Comme indue, l’acculturation n’est pas seulement un phénomène linguistique, elle est avant tout un système qui régit le comportement des individus pris dans un milieu social qui inventorie des signes de reconnaissance ou tout au plus l’adhésion à des archétypes communément admis. De ce fait, il semble que ce sont deux mondes qui se sont succédé depuis la bataille de Zama et peut-être un peu avant l’incommodant Hierbas.
Le mal est si profond et nous ne sommes pas sûrs que la sauvegarde de la langue berbère puisse remonter le temps de l’histoire. En signe d’optimisme restons vigilants tout en méditant sur la remarque suivante de G. Camps: « Le premier mérite du règne (de Massinissa) fut d’avoir effectivement participé à la défaite de Carthage, ce qui eut pour l’Afrique berbère des conséquences heureuses. Si syphax avait été vainqueur il serait un client de Carthage qui aurait plus que jamais étroitement contrôlé le
littoral de l’Afrique du Nord poursuivant cette oeuvre d’isolement qui avait écarté Grecs et Italiens de la Berbérie. » Hein! c’est un peu plus sérieux en matière de prospective géopolitique des Etats nationaux du Maghreb que les élucubrations idéologiques de quelques apprentis commentateurs.
F. H.
Références:
G. Camps, Aux orignes de la Berbérie. Massinissa ou le début de l’histoire, Libyca Tome VIII, Alger, 1960.
P. Corneille, Sophonisbe, TPR, la Chaux-de-Fonds, Suisse, 1981.

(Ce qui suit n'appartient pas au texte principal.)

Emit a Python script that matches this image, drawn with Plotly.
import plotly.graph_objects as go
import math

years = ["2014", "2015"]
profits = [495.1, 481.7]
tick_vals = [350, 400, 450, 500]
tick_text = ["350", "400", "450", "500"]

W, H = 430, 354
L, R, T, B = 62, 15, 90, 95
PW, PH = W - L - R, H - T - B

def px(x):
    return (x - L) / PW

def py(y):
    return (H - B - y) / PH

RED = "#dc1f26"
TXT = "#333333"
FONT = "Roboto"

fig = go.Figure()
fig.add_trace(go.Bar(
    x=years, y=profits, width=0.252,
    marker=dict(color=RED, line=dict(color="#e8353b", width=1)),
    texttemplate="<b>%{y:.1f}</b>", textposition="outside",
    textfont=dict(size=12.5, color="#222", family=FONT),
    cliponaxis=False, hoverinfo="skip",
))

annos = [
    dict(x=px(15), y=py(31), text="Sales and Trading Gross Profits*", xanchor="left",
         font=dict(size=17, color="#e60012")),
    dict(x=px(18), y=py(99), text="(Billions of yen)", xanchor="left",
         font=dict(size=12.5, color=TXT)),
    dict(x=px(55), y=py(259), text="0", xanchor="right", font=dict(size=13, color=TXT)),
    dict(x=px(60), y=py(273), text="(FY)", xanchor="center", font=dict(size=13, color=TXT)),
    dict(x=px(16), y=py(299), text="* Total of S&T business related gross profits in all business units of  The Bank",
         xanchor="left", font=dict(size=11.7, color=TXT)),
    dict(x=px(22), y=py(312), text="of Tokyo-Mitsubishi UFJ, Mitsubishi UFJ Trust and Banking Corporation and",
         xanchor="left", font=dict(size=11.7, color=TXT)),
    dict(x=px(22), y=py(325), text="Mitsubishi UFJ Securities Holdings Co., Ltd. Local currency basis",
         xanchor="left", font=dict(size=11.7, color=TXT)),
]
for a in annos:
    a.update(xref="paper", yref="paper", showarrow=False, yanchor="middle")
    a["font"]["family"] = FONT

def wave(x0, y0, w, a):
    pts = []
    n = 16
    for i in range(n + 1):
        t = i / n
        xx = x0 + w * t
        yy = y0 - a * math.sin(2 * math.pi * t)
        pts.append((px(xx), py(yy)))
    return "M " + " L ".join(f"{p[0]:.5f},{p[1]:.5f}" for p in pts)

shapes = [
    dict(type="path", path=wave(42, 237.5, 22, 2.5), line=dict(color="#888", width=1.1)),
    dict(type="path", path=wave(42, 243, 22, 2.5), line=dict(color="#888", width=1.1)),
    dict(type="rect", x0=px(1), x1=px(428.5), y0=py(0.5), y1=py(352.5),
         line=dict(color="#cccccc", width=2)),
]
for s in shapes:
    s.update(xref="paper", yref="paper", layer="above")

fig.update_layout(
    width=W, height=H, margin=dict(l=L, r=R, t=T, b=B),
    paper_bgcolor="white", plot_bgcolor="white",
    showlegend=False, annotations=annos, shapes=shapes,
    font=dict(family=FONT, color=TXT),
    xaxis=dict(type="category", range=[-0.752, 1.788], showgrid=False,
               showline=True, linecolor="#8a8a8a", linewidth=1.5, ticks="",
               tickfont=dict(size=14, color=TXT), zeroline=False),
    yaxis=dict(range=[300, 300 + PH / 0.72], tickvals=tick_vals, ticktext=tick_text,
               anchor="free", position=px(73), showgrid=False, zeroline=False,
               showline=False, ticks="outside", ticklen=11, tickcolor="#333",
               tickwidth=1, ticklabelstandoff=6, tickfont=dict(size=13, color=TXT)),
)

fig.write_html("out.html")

St. Gsell, l’histoire de l’Afrique du Nord, les royaumes indigènes, Tome V, Librairie Hachette, Paris, 1927.
E. Harrouch, Elitta et Iarba’l, Elissa et Ierbas, l’Hymen de la ruse et de la force, Editions l’Harmattan, Paris, 2006
Ibn Khaldoun, Autobiographie, Editions CNPARH, Alger, 2008.
Saint Augustin, La cité de Dieu, Editions Desclée de Brouwer, Paris, 1959.